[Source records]
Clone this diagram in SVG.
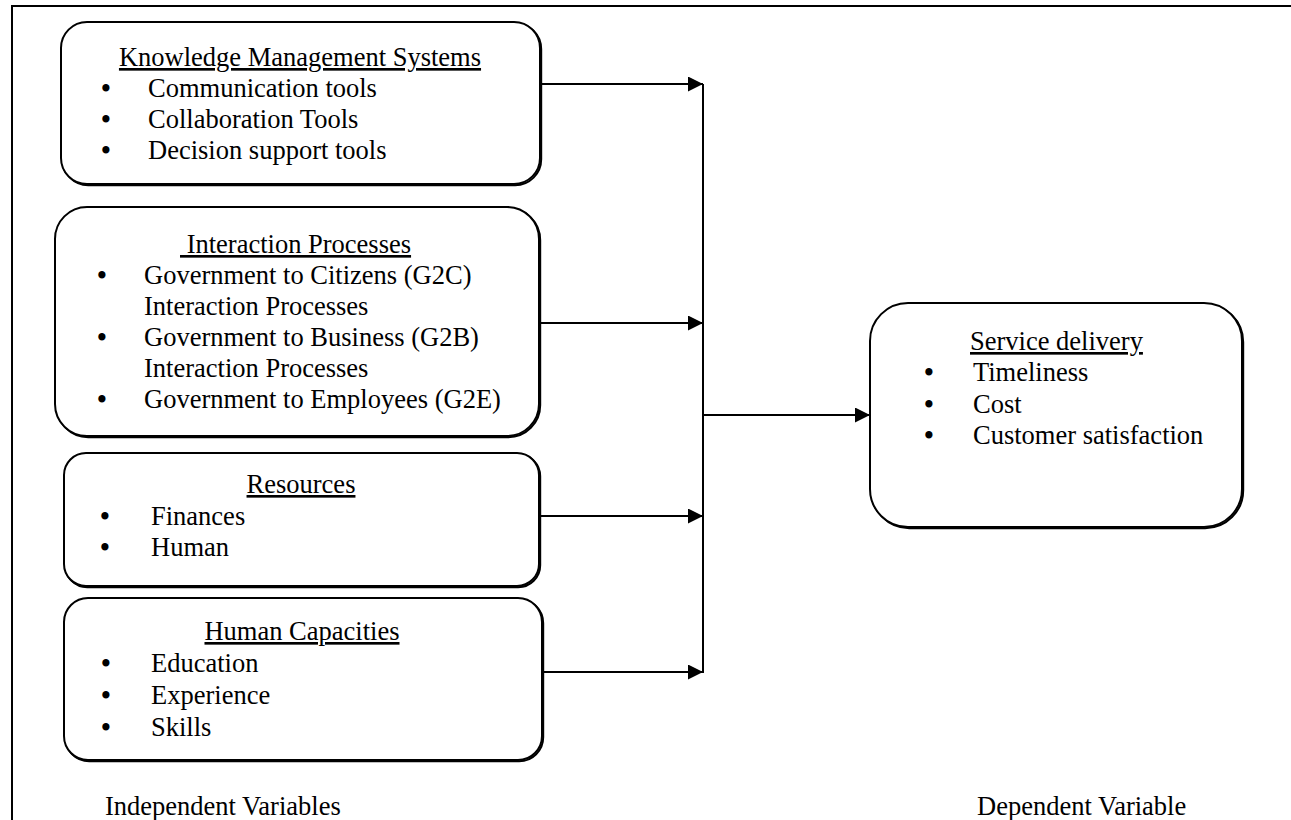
<svg xmlns="http://www.w3.org/2000/svg" width="1291" height="820" viewBox="0 0 1291 820">
<defs>
<style>
text{font-family:"Liberation Serif","Times New Roman",serif;font-size:26.5px;fill:#000}
.t{text-anchor:middle;text-decoration:underline}
.b{text-anchor:middle;font-weight:bold}
.box{fill:#fff;stroke:#000;stroke-width:2}
.sh{fill:none;stroke:#000;stroke-width:2}
.ln{fill:none;stroke:#000;stroke-width:2}
</style>
<marker id="ah" markerUnits="userSpaceOnUse" markerWidth="16" markerHeight="16" refX="15" refY="7.5" orient="auto">
<path d="M0,0 L15,7.5 L0,15 z" fill="#000"/>
</marker>
</defs>
<rect width="1291" height="820" fill="#fff"/>
<g id="frame">
<path class="ln" d="M12,820 V6 H1291"/>
</g>
<g id="connectors">
<path class="ln" d="M703,84 V673"/>
<path class="ln" d="M537,84 H703" marker-end="url(#ah)"/>
<path class="ln" d="M537,323 H703" marker-end="url(#ah)"/>
<path class="ln" d="M539,516 H703" marker-end="url(#ah)"/>
<path class="ln" d="M542,672 H703" marker-end="url(#ah)"/>
<path class="ln" d="M703,415 H870" marker-end="url(#ah)"/>
</g>
<g id="kms">
<rect class="sh" x="62.2" y="23.2" width="479" height="162" rx="26"/>
<rect class="box" x="61" y="22" width="479" height="162" rx="26"/>
<text class="t" x="300" y="66">Knowledge Management Systems</text>
<text class="b" x="106" y="97">•</text><text x="148" y="97">Communication tools</text>
<text class="b" x="106" y="128">•</text><text x="148" y="128">Collaboration Tools</text>
<text class="b" x="106" y="159">•</text><text x="148" y="159">Decision support tools</text>
</g>
<g id="interaction">
<rect class="sh" x="56.2" y="208.2" width="484" height="229" rx="32"/>
<rect class="box" x="55" y="207" width="484" height="229" rx="32"/>
<text x="180" y="253" style="text-decoration:underline" xml:space="preserve"> Interaction Processes</text>
<text class="b" x="102" y="284">•</text><text x="144" y="284">Government to Citizens (G2C)</text>
<text x="144" y="315">Interaction Processes</text>
<text class="b" x="102" y="346">•</text><text x="144" y="346">Government to Business (G2B)</text>
<text x="144" y="377">Interaction Processes</text>
<text class="b" x="102" y="408">•</text><text x="144" y="408">Government to Employees (G2E)</text>
</g>
<g id="resources">
<rect class="sh" x="65.2" y="454.2" width="475" height="133" rx="22"/>
<rect class="box" x="64" y="453" width="475" height="133" rx="22"/>
<text class="t" x="301" y="493">Resources</text>
<text class="b" x="105" y="525">•</text><text x="151" y="525">Finances</text>
<text class="b" x="105" y="556">•</text><text x="151" y="556">Human</text>
</g>
<g id="capacities">
<rect class="sh" x="65.2" y="599.2" width="478" height="162" rx="24"/>
<rect class="box" x="64" y="598" width="478" height="162" rx="24"/>
<text class="t" x="302" y="640">Human Capacities</text>
<text class="b" x="106" y="672">•</text><text x="151" y="672">Education</text>
<text class="b" x="106" y="704">•</text><text x="151" y="704">Experience</text>
<text class="b" x="106" y="736">•</text><text x="151" y="736">Skills</text>
</g>
<g id="service">
<rect class="sh" x="871.2" y="304.2" width="372" height="224" rx="38"/>
<rect class="box" x="870" y="303" width="372" height="224" rx="38"/>
<text x="970" y="350" style="text-decoration:underline">Service delivery</text>
<text class="b" x="929" y="381">•</text><text x="973" y="381">Timeliness</text>
<text class="b" x="929" y="413">•</text><text x="973" y="413">Cost</text>
<text class="b" x="929" y="444">•</text><text x="973" y="444">Customer satisfaction</text>
</g>
<g id="labels">
<text x="105" y="815">Independent Variables</text>
<text x="977" y="815">Dependent Variable</text>
</g>
</svg>
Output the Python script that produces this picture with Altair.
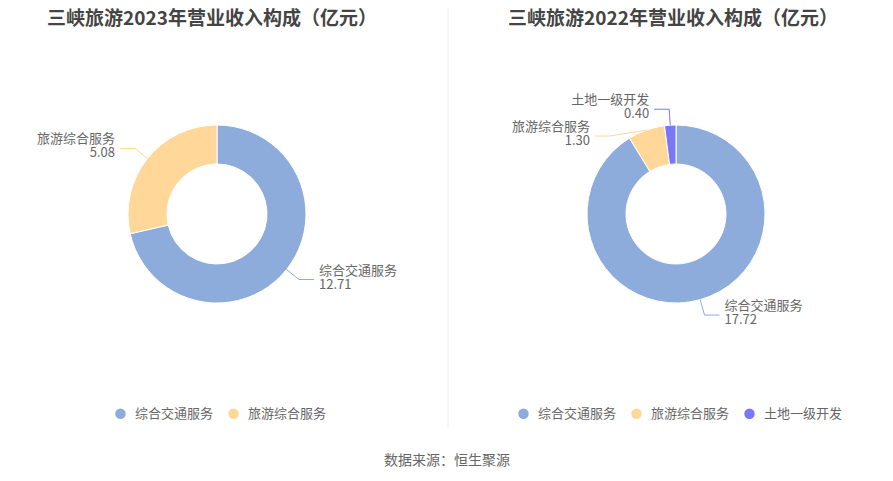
import math
import altair as alt
import pandas as pd

# ---- data ----
cats_2023 = ["综合交通服务", "旅游综合服务"]
vals_2023 = [12.71, 5.08]
cats_2022 = ["综合交通服务", "旅游综合服务", "土地一级开发"]
vals_2022 = [17.72, 1.30, 0.40]
all_cats = ["综合交通服务", "旅游综合服务", "土地一级开发"]
all_colors = ["#8EACDB", "#FFD899", "#7878F5"]
title_2023 = "三峡旅游2023年营业收入构成（亿元）"
title_2022 = "三峡旅游2022年营业收入构成（亿元）"
source_text = "数据来源：恒生聚源"

# ---- style ----
FONT = "Noto Sans CJK SC"
W, H = 877, 465
R_OUT, R_IN = 89, 50
LEN1, LEN2, GAP = 16, 15, 5
LH = 14


def panel(cats, vals, cx, cy, title, title_x, legend_x, adjust):
    total = sum(vals)
    colors = [all_colors[all_cats.index(c)] for c in cats]
    df = pd.DataFrame({"cat": cats, "value": vals, "idx": list(range(len(cats)))})

    line_rows, text_rows = [], []
    cum = 0.0
    for c, v, col in zip(cats, vals, colors):
        mid = (cum + v / 2) / total * 2 * math.pi
        cum += v
        s, co = math.sin(mid), -math.cos(mid)
        p0 = (cx + R_OUT * s, cy + R_OUT * co)
        p1 = (cx + (R_OUT + LEN1) * s, cy + (R_OUT + LEN1) * co)
        dx, dy = adjust.get(c, (0, 0))
        p1 = (p1[0] + dx, p1[1] + dy)
        side = 1 if s >= 0 else -1
        p2 = (p1[0] + side * LEN2, p1[1])
        for k, p in enumerate([p0, p1, p2]):
            line_rows.append({"cat": c, "k": k, "x": p[0], "y": p[1], "col": col})
        text_rows.append({
            "label": f"{c}\n{v:.2f}",
            "x": p2[0] + side * GAP,
            "y": p2[1] - 2 - LH / 2,
            "align": "left" if side > 0 else "right",
        })
    ldf = pd.DataFrame(line_rows)
    tdf = pd.DataFrame(text_rows)

    arc = alt.Chart(df).mark_arc(
        radius=R_OUT, radius2=R_IN, stroke="white", strokeWidth=1
    ).encode(
        x=alt.value(cx),
        y=alt.value(cy),
        theta=alt.Theta("value:Q", stack=True),
        order=alt.Order("idx:Q"),
        color=alt.Color(
            "cat:N",
            scale=alt.Scale(domain=cats, range=colors),
            sort=cats,
            legend=alt.Legend(
                orient="none", legendX=legend_x, legendY=399,
                direction="horizontal", title=None, symbolType="circle",
                symbolSize=110, symbolStrokeWidth=0, labelFont=FONT,
                labelFontSize=13, labelColor="#666666", labelOffset=8,
                columnPadding=13,
            ),
        ),
    )

    lines = alt.Chart(ldf).mark_line(strokeWidth=1).encode(
        x=alt.X("x:Q", scale=None),
        y=alt.Y("y:Q", scale=None),
        detail="cat:N",
        order="k:Q",
        color=alt.Color("col:N", scale=None),
    )

    layers = [arc, lines]
    for al in ["left", "right"]:
        sub = tdf[tdf["align"] == al]
        if len(sub):
            layers.append(alt.Chart(sub).mark_text(
                font=FONT, fontSize=13, color="#666666", align=al,
                baseline="middle", lineBreak="\n", lineHeight=LH,
            ).encode(x=alt.X("x:Q", scale=None), y=alt.Y("y:Q", scale=None),
                     text="label:N"))

    layers.append(alt.Chart(pd.DataFrame({"t": [title]})).mark_text(
        font=FONT, fontSize=19, fontWeight="bold", color="#444444",
        align="center", baseline="middle",
    ).encode(x=alt.value(title_x), y=alt.value(11), text="t:N"))
    return layers


divider = alt.Chart(pd.DataFrame({"a": [0]})).mark_rule(
    color="#EEEEEE", strokeWidth=1
).encode(x=alt.value(440), y=alt.value(0), y2=alt.value(420))

footer = alt.Chart(pd.DataFrame({"t": [source_text]})).mark_text(
    font=FONT, fontSize=14, color="#666666", align="center", baseline="middle"
).encode(x=alt.value(439), y=alt.value(453), text="t:N")

left_layers = panel(cats_2023, vals_2023, 209, 206, title_2023, 204, 106, {})
right_layers = panel(cats_2022, vals_2022, 668, 206, title_2022, 665, 509,
                     {"旅游综合服务": (-31, 21)})

chart = alt.layer(*left_layers, *right_layers, divider, footer).resolve_scale(
    color="independent", theta="independent"
).configure_view(stroke=None).properties(
    width=W, height=H, padding=0,
    autosize=alt.AutoSizeParams(type="none"),
)

chart.save("out.html", embed_options={"renderer": "svg", "actions": False})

_STATED TASK_: Go through the listing above and return every line where the word "this" occurs.

_EXERCISE ANSWER_:
Clone this diagram in SVG.
Output the Python script that produces this picture with Altair.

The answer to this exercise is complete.